B0.endif:                                         ; preds = %entry.endif
  call void @Py_DecRef(i8* null)
  call void @Py_IncRef(i8* %5)
  call void @Py_DecRef(i8* %arg.a)
  call void @Py_DecRef(i8* %5)
  call void @Py_DecRef(i8* %arg.b)
  call void @Py_DecRef(i8* %arg.b)
  call void @Py_DecRef(i8* %arg.a)
  store i8* %5, i8** %0
  ret i32 0
}

declare void @Py_IncRef(i8*)

declare void @Py_DecRef(i8*)

declare void @PyErr_SetString(i8*, i8*)

declare i8* @PyNumber_Add(i8*, i8*)

!0 = metadata !{metadata !"branch_weights", i32 1, i32 99}

The careful reader might notice a lot of unnecessary calls to Py_IncRef and Py_DecRef in the generated code. A special pass is run after the LLVM optimizer to identify and remove these extra reference count calls.

Object mode compilation will also attempt to identify loops which can be extracted and statically-typed for “nopython” compilation. This process is called loop-lifting, and results in the creation of a hidden nopython mode function just containing the loop which is then called from the original function. Loop-lifting helps improve the performance of functions that need to access uncompilable code (such as I/O or plotting code) but still contain a time-intensive section of compilable code.

Stage 6: Compile LLVM IR to Machine Code

In both “object mode” and “nopython mode”, the generated LLVM IR is compiled by the LLVM JIT compiler and the machine code is loaded into memory. A Python wrapper is also created (defined in numba.dispatcher.Overloaded) which can do the dynamic dispatch to the correct version of the compiled function if multiple type specializations were generated (for example, for both float32 and float64 versions of the same function).

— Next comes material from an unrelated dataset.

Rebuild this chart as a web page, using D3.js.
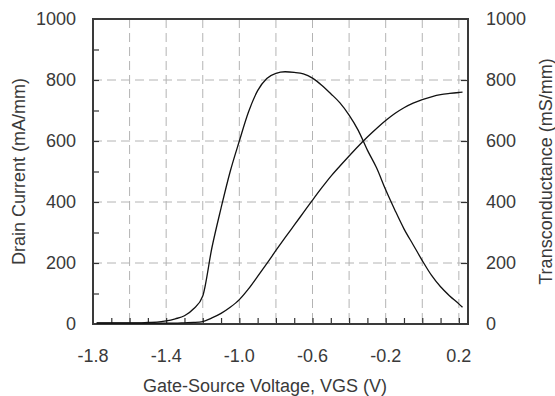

The machine assembly code generated by LLVM can be dumped to the screen by setting the NUMBA_DUMP_ASSEMBLY environment variable to 1:

  .section  __TEXT,__text,regular,pure_instructions
  .globl  _add.int64.int64
  .align  4, 0x90
_add.int64.int64:
  addq  %rcx, %rdx
  movq  %rdx, (%rdi)
  xorl  %eax, %eax
  ret

The assembly output will also include the generated wrapper function that translates the Python arguments to native data types.